At one time, most states had their own standards for what it means to be organic. It made things extremely confusing, especially when it came to farmers from one state trying to sell products in other states.
 

Then in 2002, the U.S. Department of Agriculture set up one uniform organic standard that everyone must follow. Different organizations do the actual certification of farms, but they all use the same USDA uniform organic standard.
 

Farms in New York are usually certified by NOFA-NY (Northeast Organic Farming Association-New York). The Engelbert farm was certified by NOFA Vermont because Lisa Engelbert works for NOFA-NY and had to stay away from a possible conflict of interest.
 

A certified farm can use the USDA Organic seal on its products. An exempt farm can use the term organic, but cannot use the USDA Organic seal.
 

To have their land certified, farmers must prove they’ve added no fertilizers or chemicals to it for three years. They also have to be sure there is a buffer between the organic land and neighbor’s farmland, so chemicals used there don’t end up on the organic land. And then every year, there is more paperwork to recertify the farm.
 

According to organic guidelines, an organic dairy herd must get 30 percent of its feed from the pasture. The rest must be organic grain or hay.
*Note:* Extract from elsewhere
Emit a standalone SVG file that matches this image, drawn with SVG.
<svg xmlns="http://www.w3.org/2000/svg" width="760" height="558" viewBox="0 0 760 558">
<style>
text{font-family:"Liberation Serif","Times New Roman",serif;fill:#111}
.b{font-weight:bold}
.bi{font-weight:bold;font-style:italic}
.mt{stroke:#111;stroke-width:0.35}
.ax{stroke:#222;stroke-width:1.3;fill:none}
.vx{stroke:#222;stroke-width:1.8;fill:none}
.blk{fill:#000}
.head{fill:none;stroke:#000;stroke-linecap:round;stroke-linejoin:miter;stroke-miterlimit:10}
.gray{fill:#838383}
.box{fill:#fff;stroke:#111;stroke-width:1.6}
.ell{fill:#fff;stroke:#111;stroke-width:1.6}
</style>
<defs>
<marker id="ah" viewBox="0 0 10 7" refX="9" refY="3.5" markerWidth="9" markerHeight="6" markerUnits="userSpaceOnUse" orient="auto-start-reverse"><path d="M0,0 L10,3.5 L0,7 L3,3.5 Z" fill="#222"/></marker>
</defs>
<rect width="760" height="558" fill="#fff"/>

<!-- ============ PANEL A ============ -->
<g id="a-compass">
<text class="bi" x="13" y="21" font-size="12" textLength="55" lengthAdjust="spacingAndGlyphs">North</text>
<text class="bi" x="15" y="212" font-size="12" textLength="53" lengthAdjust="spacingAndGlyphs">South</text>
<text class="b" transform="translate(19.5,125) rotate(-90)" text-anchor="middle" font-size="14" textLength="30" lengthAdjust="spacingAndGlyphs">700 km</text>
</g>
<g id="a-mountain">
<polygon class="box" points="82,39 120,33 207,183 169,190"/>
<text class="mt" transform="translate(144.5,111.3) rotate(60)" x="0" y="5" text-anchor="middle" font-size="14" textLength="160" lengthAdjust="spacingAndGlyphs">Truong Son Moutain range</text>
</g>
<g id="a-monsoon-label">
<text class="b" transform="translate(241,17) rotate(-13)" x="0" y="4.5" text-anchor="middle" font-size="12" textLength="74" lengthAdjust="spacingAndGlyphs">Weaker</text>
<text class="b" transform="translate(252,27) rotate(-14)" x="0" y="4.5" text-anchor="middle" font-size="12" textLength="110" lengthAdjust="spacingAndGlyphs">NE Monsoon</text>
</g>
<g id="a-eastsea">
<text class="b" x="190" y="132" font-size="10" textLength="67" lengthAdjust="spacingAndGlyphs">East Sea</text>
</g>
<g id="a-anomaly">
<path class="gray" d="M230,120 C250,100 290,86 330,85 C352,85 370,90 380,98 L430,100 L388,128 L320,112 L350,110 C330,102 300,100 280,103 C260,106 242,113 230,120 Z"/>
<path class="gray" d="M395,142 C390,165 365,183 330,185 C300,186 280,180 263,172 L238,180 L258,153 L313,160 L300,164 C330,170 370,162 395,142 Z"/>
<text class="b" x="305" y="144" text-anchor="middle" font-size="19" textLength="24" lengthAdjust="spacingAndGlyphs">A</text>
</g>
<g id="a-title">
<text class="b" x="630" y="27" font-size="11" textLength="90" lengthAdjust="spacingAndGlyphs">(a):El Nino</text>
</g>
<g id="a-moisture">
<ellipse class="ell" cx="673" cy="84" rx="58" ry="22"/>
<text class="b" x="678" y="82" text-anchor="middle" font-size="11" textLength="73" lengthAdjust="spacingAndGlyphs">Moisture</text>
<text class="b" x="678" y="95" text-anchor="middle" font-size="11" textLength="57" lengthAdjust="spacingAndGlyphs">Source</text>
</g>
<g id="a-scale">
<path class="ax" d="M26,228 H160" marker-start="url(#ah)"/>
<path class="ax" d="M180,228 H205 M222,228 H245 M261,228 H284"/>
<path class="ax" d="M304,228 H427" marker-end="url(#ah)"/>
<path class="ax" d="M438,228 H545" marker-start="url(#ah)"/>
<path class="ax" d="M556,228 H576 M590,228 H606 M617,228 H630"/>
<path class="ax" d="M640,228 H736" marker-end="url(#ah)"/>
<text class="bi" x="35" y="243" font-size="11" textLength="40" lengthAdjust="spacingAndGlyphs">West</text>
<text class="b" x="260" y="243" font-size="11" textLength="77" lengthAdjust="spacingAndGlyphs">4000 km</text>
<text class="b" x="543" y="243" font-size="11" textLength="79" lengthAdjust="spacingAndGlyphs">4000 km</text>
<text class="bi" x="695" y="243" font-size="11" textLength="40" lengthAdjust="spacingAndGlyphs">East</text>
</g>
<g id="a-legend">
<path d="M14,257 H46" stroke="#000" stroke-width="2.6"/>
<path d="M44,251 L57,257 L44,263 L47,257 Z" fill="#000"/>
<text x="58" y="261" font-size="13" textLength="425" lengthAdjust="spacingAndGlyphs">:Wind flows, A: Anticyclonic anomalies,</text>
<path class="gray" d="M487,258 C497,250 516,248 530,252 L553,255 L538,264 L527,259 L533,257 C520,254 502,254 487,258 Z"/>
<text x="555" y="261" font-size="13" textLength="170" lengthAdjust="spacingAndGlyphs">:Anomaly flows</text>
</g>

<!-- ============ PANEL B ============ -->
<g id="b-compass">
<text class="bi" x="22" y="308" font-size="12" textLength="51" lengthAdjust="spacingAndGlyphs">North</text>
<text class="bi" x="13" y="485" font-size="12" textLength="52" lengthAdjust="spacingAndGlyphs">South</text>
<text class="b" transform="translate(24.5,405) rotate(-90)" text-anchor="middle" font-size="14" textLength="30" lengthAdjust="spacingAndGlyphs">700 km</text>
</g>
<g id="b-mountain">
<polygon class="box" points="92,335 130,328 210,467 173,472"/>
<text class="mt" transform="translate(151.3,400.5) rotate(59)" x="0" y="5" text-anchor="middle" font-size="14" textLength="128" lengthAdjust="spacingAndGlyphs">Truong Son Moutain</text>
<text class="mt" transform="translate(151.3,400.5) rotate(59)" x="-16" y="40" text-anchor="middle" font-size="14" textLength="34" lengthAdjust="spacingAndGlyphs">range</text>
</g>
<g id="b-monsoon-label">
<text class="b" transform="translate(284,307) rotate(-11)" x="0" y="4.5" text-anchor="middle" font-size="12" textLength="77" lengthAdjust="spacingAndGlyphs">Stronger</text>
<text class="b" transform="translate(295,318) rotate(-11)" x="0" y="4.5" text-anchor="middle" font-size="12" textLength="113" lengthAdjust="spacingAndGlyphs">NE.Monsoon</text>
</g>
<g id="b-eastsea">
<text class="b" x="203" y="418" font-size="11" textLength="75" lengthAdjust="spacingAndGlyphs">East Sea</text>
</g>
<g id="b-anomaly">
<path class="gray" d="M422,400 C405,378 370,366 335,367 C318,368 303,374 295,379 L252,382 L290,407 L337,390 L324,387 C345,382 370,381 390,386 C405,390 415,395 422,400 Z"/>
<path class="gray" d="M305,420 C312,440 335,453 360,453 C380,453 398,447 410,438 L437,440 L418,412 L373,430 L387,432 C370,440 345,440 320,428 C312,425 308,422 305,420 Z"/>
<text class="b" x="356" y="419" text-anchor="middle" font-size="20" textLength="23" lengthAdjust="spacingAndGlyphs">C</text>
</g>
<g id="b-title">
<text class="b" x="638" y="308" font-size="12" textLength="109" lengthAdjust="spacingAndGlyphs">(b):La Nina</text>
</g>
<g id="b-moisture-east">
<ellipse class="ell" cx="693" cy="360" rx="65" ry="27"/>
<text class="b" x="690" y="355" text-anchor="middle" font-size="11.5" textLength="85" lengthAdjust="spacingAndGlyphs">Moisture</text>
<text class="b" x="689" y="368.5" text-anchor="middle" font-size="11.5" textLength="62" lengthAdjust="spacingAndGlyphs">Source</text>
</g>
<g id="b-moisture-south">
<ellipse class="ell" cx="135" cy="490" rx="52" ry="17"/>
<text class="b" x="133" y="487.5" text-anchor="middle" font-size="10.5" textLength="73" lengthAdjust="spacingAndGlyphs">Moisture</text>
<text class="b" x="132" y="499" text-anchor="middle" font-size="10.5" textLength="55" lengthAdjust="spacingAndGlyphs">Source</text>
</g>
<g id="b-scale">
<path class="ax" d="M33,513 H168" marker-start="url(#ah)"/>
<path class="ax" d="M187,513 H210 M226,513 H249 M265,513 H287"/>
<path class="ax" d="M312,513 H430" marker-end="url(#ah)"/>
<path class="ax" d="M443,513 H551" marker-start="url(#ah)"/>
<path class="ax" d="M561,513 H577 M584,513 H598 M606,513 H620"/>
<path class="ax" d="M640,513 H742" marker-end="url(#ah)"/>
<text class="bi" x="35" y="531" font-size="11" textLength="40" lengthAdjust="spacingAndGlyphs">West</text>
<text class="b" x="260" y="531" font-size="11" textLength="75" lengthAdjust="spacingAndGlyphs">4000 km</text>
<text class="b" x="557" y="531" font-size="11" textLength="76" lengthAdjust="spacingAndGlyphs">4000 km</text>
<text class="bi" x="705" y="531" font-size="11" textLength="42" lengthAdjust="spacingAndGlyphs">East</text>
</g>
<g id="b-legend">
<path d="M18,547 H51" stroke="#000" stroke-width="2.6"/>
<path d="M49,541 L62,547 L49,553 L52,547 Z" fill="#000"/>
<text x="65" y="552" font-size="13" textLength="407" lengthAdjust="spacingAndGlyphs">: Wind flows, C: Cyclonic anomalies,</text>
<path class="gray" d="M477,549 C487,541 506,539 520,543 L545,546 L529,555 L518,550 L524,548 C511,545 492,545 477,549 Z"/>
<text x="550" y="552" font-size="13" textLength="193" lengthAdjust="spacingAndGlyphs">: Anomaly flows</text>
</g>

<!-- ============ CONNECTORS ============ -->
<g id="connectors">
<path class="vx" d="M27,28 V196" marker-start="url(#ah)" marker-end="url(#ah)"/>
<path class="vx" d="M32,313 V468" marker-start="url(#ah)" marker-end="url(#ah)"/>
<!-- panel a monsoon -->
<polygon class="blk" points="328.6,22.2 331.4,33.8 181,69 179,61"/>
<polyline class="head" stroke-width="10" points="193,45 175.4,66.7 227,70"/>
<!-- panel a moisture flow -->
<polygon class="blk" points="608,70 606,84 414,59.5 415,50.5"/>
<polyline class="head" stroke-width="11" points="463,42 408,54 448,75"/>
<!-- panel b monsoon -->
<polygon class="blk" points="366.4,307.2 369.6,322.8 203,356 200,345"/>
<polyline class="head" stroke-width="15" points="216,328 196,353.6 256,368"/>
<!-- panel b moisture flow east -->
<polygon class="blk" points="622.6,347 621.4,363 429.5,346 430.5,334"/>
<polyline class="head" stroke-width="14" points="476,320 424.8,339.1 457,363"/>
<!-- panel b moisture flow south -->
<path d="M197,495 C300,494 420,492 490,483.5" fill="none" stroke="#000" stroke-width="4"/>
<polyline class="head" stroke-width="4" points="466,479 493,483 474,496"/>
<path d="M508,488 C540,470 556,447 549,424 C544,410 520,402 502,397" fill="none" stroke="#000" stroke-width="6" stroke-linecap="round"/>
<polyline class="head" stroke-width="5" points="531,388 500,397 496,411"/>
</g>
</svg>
Lisa Engelbert said her farm’s herd is in the pasture from the end of April to mid-November, depending on the weather.
 

“Grass and clover — a cow’s natural feed is grass,” she said. “We don’t press them for production. We don’t feed huge amounts. Our production average is 35 to 40 pounds of milk a day.”
 

They sell their milk to Organic Valley, one of the largest organic dairy product cooperatives in the U.S. with nearly 1,800 farms. You’ve probably seen Organic Valley milk, butter, yogurt, sour cream, cream cheese, eggs, cheese and cream in local grocery stores.
 

The Bawdens sell their milk to Horizon, a brand within WhiteWave Foods, the company behind Land O’ Lakes and International Delight creamers. They also grow organic hay for their own use and for sale to local farmers.
 

The Engelberts sell their meat products, cheese and produce at their farm stand and at some stores.
 

“Pigs are fed certified-organic grains, milk, hay and leftover vegetables from our organic gardens,” according to the Engelbert Farms website. “No animal byproducts are ever fed to our animals.”